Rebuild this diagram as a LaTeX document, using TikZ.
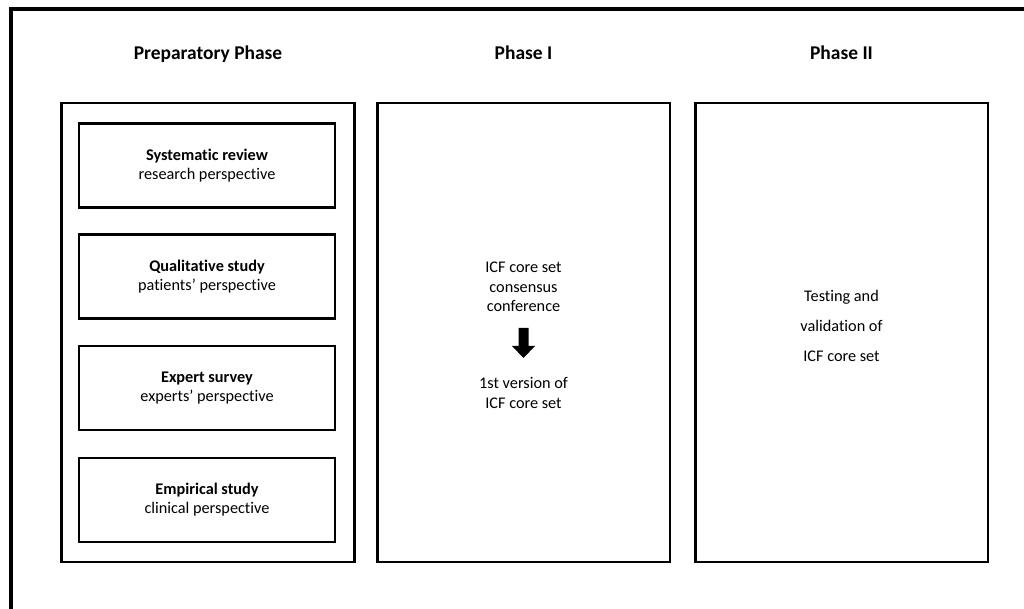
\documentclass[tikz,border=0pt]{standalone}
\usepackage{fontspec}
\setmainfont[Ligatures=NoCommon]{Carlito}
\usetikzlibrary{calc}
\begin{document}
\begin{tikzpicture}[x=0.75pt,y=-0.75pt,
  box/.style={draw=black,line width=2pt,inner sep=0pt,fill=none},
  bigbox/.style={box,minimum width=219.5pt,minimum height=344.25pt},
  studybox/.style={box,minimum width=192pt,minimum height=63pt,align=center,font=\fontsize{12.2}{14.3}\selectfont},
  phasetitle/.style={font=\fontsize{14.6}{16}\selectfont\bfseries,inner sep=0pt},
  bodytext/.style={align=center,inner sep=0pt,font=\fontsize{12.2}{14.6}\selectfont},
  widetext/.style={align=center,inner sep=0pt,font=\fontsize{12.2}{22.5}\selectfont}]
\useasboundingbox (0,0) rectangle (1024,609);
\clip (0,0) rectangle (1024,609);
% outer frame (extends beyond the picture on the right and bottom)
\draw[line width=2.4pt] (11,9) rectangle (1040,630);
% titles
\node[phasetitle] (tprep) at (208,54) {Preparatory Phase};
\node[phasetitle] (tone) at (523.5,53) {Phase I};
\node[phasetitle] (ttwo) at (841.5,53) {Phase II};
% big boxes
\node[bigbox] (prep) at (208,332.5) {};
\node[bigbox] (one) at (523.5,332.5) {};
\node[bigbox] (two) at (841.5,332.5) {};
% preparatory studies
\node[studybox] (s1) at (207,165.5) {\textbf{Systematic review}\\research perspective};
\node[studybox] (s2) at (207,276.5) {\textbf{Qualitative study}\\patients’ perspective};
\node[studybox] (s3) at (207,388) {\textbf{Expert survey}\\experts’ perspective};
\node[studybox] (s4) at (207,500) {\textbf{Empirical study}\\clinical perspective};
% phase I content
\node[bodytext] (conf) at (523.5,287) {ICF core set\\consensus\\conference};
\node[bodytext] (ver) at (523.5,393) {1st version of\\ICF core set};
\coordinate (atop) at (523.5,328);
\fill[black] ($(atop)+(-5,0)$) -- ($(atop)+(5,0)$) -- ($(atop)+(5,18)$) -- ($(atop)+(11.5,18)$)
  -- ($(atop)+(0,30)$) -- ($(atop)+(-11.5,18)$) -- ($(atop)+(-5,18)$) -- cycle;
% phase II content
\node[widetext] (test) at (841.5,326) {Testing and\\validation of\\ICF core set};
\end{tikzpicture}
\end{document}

**SHORT PROBLEM**
Set down the material above as is, without any pictures.

**EXERCISE RESPONSE**
Rebuild this diagram as a LaTeX document, using TikZ.
\documentclass[tikz,border=0pt]{standalone}
\usepackage{fontspec}
\setmainfont[Ligatures=NoCommon]{Carlito}
\usetikzlibrary{calc}
\begin{document}
\begin{tikzpicture}[x=0.75pt,y=-0.75pt,
  box/.style={draw=black,line width=2pt,inner sep=0pt,fill=none},
  bigbox/.style={box,minimum width=219.5pt,minimum height=344.25pt},
  studybox/.style={box,minimum width=192pt,minimum height=63pt,align=center,font=\fontsize{12.2}{14.3}\selectfont},
  phasetitle/.style={font=\fontsize{14.6}{16}\selectfont\bfseries,inner sep=0pt},
  bodytext/.style={align=center,inner sep=0pt,font=\fontsize{12.2}{14.6}\selectfont},
  widetext/.style={align=center,inner sep=0pt,font=\fontsize{12.2}{22.5}\selectfont}]
\useasboundingbox (0,0) rectangle (1024,609);
\clip (0,0) rectangle (1024,609);
% outer frame (extends beyond the picture on the right and bottom)
\draw[line width=2.4pt] (11,9) rectangle (1040,630);
% titles
\node[phasetitle] (tprep) at (208,54) {Preparatory Phase};
\node[phasetitle] (tone) at (523.5,53) {Phase I};
\node[phasetitle] (ttwo) at (841.5,53) {Phase II};
% big boxes
\node[bigbox] (prep) at (208,332.5) {};
\node[bigbox] (one) at (523.5,332.5) {};
\node[bigbox] (two) at (841.5,332.5) {};
% preparatory studies
\node[studybox] (s1) at (207,165.5) {\textbf{Systematic review}\\research perspective};
\node[studybox] (s2) at (207,276.5) {\textbf{Qualitative study}\\patients’ perspective};
\node[studybox] (s3) at (207,388) {\textbf{Expert survey}\\experts’ perspective};
\node[studybox] (s4) at (207,500) {\textbf{Empirical study}\\clinical perspective};
% phase I content
\node[bodytext] (conf) at (523.5,287) {ICF core set\\consensus\\conference};
\node[bodytext] (ver) at (523.5,393) {1st version of\\ICF core set};
\coordinate (atop) at (523.5,328);
\fill[black] ($(atop)+(-5,0)$) -- ($(atop)+(5,0)$) -- ($(atop)+(5,18)$) -- ($(atop)+(11.5,18)$)
  -- ($(atop)+(0,30)$) -- ($(atop)+(-11.5,18)$) -- ($(atop)+(-5,18)$) -- cycle;
% phase II content
\node[widetext] (test) at (841.5,326) {Testing and\\validation of\\ICF core set};
\end{tikzpicture}
\end{document}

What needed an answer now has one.